Un día de noviembre hace más de veinte años, estalló el otoño como es costumbre de la mano de las lluvias frescas, humedeciendo con abundancia los secos campos de la sierra oeste de Madrid. Nuestros campos por entonces acogían níscalos ocultos en el sotobosque, los pinos silvestres se preparaban para el invierno y los carteles cercaban las tierras con cotos de caza. El arma implacable de Jacinto González resonó como el eco de un trueno. Una vez para las presas pequeñas, y varias para presas más grandes. En aquella ocasión fueron dos. Los gorriones echaron a volar al instante y las alimañas se escondieron más profundamente en sus madrigueras. Cuando el sol desaparecía por las montañas del oeste más pronto, mi abuelo cazaba conejos y codornices a las que no hiciera falta una dosis extra de pólvora para rematar, pues el camino de vuelta no estaba iluminado. Pero esta vez traía consigo entre jadeos pesados un enorme jabalí sin vida que lanzó al maletero polvoriento de la furgoneta junto con algunas escopetas y sus perros agitados, que lamían sus heridas tratando de recuperar el aliento. Por entonces mi abuelo aún se echaba sobre la furgoneta agotado y se fumaba un cigarrillo después de una tarde de caza. Tenía sesenta y seis años pero siempre se negó como muchos viejos a aceptar que se estaba haciendo mayor, o al menos lo suficiente para ignorar los dolores. Esa tarde otoñal me trajo consigo en el asiento del copiloto con el cuerpo encaramado en el cacharro de hojalata. O más bien me encerró en el vehículo. Solía hacer ese tipo de cosas, cuando estábamos a solas aseguraba que todo resultaba peligroso y sólo él podía protegerme, a pesar de lo que me dijera realmente mi instinto.

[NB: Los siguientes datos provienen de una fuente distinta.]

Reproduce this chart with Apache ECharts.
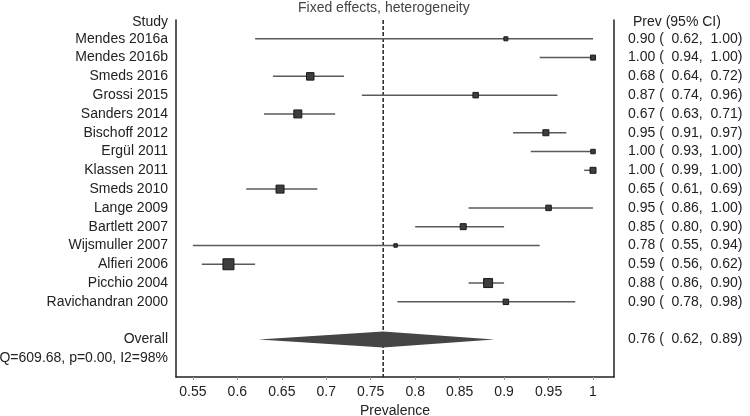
<!DOCTYPE html>
<html>
<head>
<meta charset="utf-8">
<script src="https://cdn.jsdelivr.net/npm/echarts@6/dist/echarts.min.js"></script>
<style>html,body{margin:0;padding:0;background:#fff}#c{width:750px;height:416px}</style>
</head>
<body>
<div id="c"></div>
<script>
const studies = ['Mendes 2016a','Mendes 2016b','Smeds 2016','Grossi 2015','Sanders 2014','Bischoff 2012','Ergül 2011','Klassen 2011','Smeds 2010','Lange 2009','Bartlett 2007','Wijsmuller 2007','Alfieri 2006','Picchio 2004','Ravichandran 2000'];
const prevalence = [0.902, 1.00, 0.682, 0.868, 0.668, 0.947, 1.00, 1.00, 0.648, 0.950, 0.854, 0.778, 0.590, 0.882, 0.902];
const ciLower    = [0.62, 0.94, 0.64, 0.74, 0.63, 0.91, 0.93, 0.99, 0.61, 0.86, 0.80, 0.55, 0.56, 0.86, 0.78];
const ciUpper    = [1.00, 1.00, 0.72, 0.96, 0.71, 0.97, 1.00, 1.00, 0.69, 1.00, 0.90, 0.94, 0.62, 0.90, 0.98];
const weights    = [16, 25, 56, 30, 64, 36, 20, 36, 64, 30, 36, 12, 121, 81, 30];
const overallValues = [0.764, 0.624, 0.889];
const xTicks = [0.55, 0.6, 0.65, 0.7, 0.75, 0.8, 0.85, 0.9, 0.95, 1];
const heterogeneity = 'Q=609.68, p=0.00, I2=98%';
const titleText = 'Fixed effects, heterogeneity';

const HEADER_ROW = -0.88, OVERALL_ROW = 16, HET_ROW = 17;
const fmt = (e, l, u) => e.toFixed(2) + ' (  ' + l.toFixed(2) + ',  ' + u.toFixed(2) + ')';

const leftMap = new Map();
const rightMap = new Map();
leftMap.set(HEADER_ROW, 'Study');
rightMap.set(HEADER_ROW, '{h|Prev (95% CI)}');
studies.forEach((s, i) => { leftMap.set(i, s); rightMap.set(i, fmt(prevalence[i], ciLower[i], ciUpper[i])); });
leftMap.set(OVERALL_ROW, 'Overall');
rightMap.set(OVERALL_ROW, fmt(overallValues[0], overallValues[1], overallValues[2]));
leftMap.set(HET_ROW, heterogeneity);
const leftVals = Array.from(leftMap.keys());
const rightVals = Array.from(rightMap.keys());

const studyData = studies.map((s, i) => [i, prevalence[i], ciLower[i], ciUpper[i], weights[i]]);

const font = 'Liberation Sans, Arial, sans-serif';
const textCol = '#222';

const chart = echarts.init(document.getElementById('c'), null, {renderer: 'canvas'});
chart.setOption({
  animation: false,
  title: {text: titleText, left: 298, top: 1, padding: 0,
    textStyle: {fontSize: 14, fontWeight: 'normal', color: '#444', fontFamily: font}},
  grid: {left: 176, right: 136, top: 20, bottom: 39, containLabel: false, outerBoundsMode: 'none'},
  xAxis: {
    type: 'value', min: 0.531, max: 1.0236,
    name: 'Prevalence', nameLocation: 'middle', nameGap: 25,
    nameTextStyle: {fontSize: 14, color: textCol, fontFamily: font},
    axisLine: {show: true, onZero: false, lineStyle: {color: '#222', width: 1.5}},
    axisTick: {show: true, customValues: xTicks, length: 3, lineStyle: {color: '#999'}},
    axisLabel: {customValues: xTicks, formatter: v => String(v), fontSize: 14, color: textCol, fontFamily: font, margin: 8},
    splitLine: {show: false}
  },
  yAxis: [{
    type: 'value', min: -1, max: 18, inverse: true, position: 'left',
    axisLine: {show: true, lineStyle: {color: '#222', width: 1.5}},
    axisTick: {show: false},
    axisLabel: {customValues: leftVals, formatter: v => leftMap.get(v) || '', fontSize: 14, color: textCol, fontFamily: font, margin: 8},
    splitLine: {show: false}
  }, {
    type: 'value', min: -1, max: 18, inverse: true, position: 'right',
    axisLine: {show: true, lineStyle: {color: '#222', width: 1.5}},
    axisTick: {show: false},
    axisLabel: {customValues: rightVals, formatter: v => rightMap.get(v) || '', fontSize: 14, color: textCol, fontFamily: font, margin: 14,
      rich: {h: {fontSize: 14, color: textCol, fontFamily: font, padding: [0, 0, 0, 5]}}},
    splitLine: {show: false}
  }],
  series: [{
    type: 'line', yAxisIndex: 0, symbol: 'none', silent: true, z: 1,
    data: [[overallValues[0], -1], [overallValues[0], 18]],
    lineStyle: {color: '#222', width: 1.5, type: [4, 2]}
  }, {
    type: 'custom', yAxisIndex: 0, z: 3,
    encode: {x: [1, 2, 3], y: 0},
    data: studyData,
    renderItem: (params, api) => {
      const row = api.value(0);
      const c = api.coord([api.value(1), row]);
      const l = api.coord([api.value(2), row]);
      const u = api.coord([api.value(3), row]);
      const s = Math.sqrt(api.value(4));
      return {type: 'group', children: [
        {type: 'line', shape: {x1: l[0], y1: l[1], x2: u[0], y2: u[1]}, style: {stroke: '#5a5a5a', lineWidth: 1.5}},
        {type: 'rect', shape: {x: c[0] - s / 2, y: c[1] - s / 2, width: s, height: s}, style: {fill: '#3d3d3d', stroke: '#1a1a1a', lineWidth: 1}}
      ]};
    }
  }, {
    type: 'custom', yAxisIndex: 0, z: 2,
    encode: {x: [1, 2, 3], y: 0},
    data: [[OVERALL_ROW, overallValues[0], overallValues[1], overallValues[2]]],
    renderItem: (params, api) => {
      const row = api.value(0);
      const c = api.coord([api.value(1), row]);
      const l = api.coord([api.value(2), row]);
      const u = api.coord([api.value(3), row]);
      return {type: 'polygon', shape: {points: [[l[0], l[1]], [c[0], c[1] - 8], [u[0], u[1]], [c[0], c[1] + 8]]},
        style: {fill: '#454545'}};
    }
  }]
});
</script>
</body>
</html>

Terminó el cigarrillo, volvió a erguirse en sus piernas y caminó lentamente hacia la puerta del copiloto, se agachó doblando el tronco y se mantuvo a dos palmos del cristal, mirándome con una sonrisa. Su respiración se condensaba en la ventanilla una y otra vez. Cuando me sonreía me recordaba a los Payasos de la Tele, gentil, gracioso, de no ser por las cicatrices que atravesaban su rostro, el olor intenso a tabaco y pólvora, y la sangre que manchaba su chaleco verde oscuro y gran parte de su rostro. ¿Me dejas abrir?, me preguntaba, haciéndome por fin partícipe de la situación. Aunque más tarde desee que no lo hubiera hecho. Recuerdo encogerme de hombros, pues no era yo quien era el poseedor de las llaves con que me mantuvo a salvo en ese cacharro de pintura blanca desconchada. Introdujo la llave en la cerradura y la giró lentamente. Es para no despertar al jabalí. Apenas hubo abierto la puerta del todo cuando estaba agarrando mi brazo para sacarme de la furgoneta. Nunca había tocado a mi abuelo, que yo recordara, ni siquiera para besarlo pues nunca me caractericé por mi calidez ni él por un interés especial hacia mí, o eso creía. Pensé en el instante en que me apretaba entre sus brazos, contra su ropa manchada y maloliente, que aquello no estaba bien, pues su tacto me ardía y el tiempo se congelaba. Arrimaba su boca a mi oreja y me susurraba tengo una sorpresa para ti, pero no hagas ruido o el jabalí despertará. Y miré hacia el cielo, desde que este empezaba a perder las tonalidades azules hasta que dieron paso a los tonos rojizos, y estos, a la oscuridad. Sus manos quemaron por donde pasaron y sentí el corazón hundirse en mi pecho, latiendo en un leve susurro para no hacer ruido. Pero se escuchaban sus gemidos desacompasados, y su aliento nauseabundo estallaba muy cerca de mi boca, junto a su lengua y mis labios azulados.
Tenía seis años. Entonces, no conocía nada acerca de la vida. Ni de sexos, ni de géneros, ni de edades ni condiciones, y mucho menos de que las personas funcionábamos en base a todos estos elementos y muchos más, que la impunidad fuera la causa de muchas enfermedades. Pero ese día conocí de cerca algo que haría mío hasta el fin de mis días. Cuando comprendí la razón de que Jacinto González, mi abuelo, no borrara esa sonrisa desde que se agachó para sacarme del vehículo hasta que me lanzó de nuevo a los brazos de mi madre durante años. Justo ahí, en ese primer encontronazo, fue cuando reconocí la maldad en una de sus miles de manifestaciones. Y a esa, desde entonces, la codicié sin saberlo. Hasta cerrarla en mi puño y hacerla mía.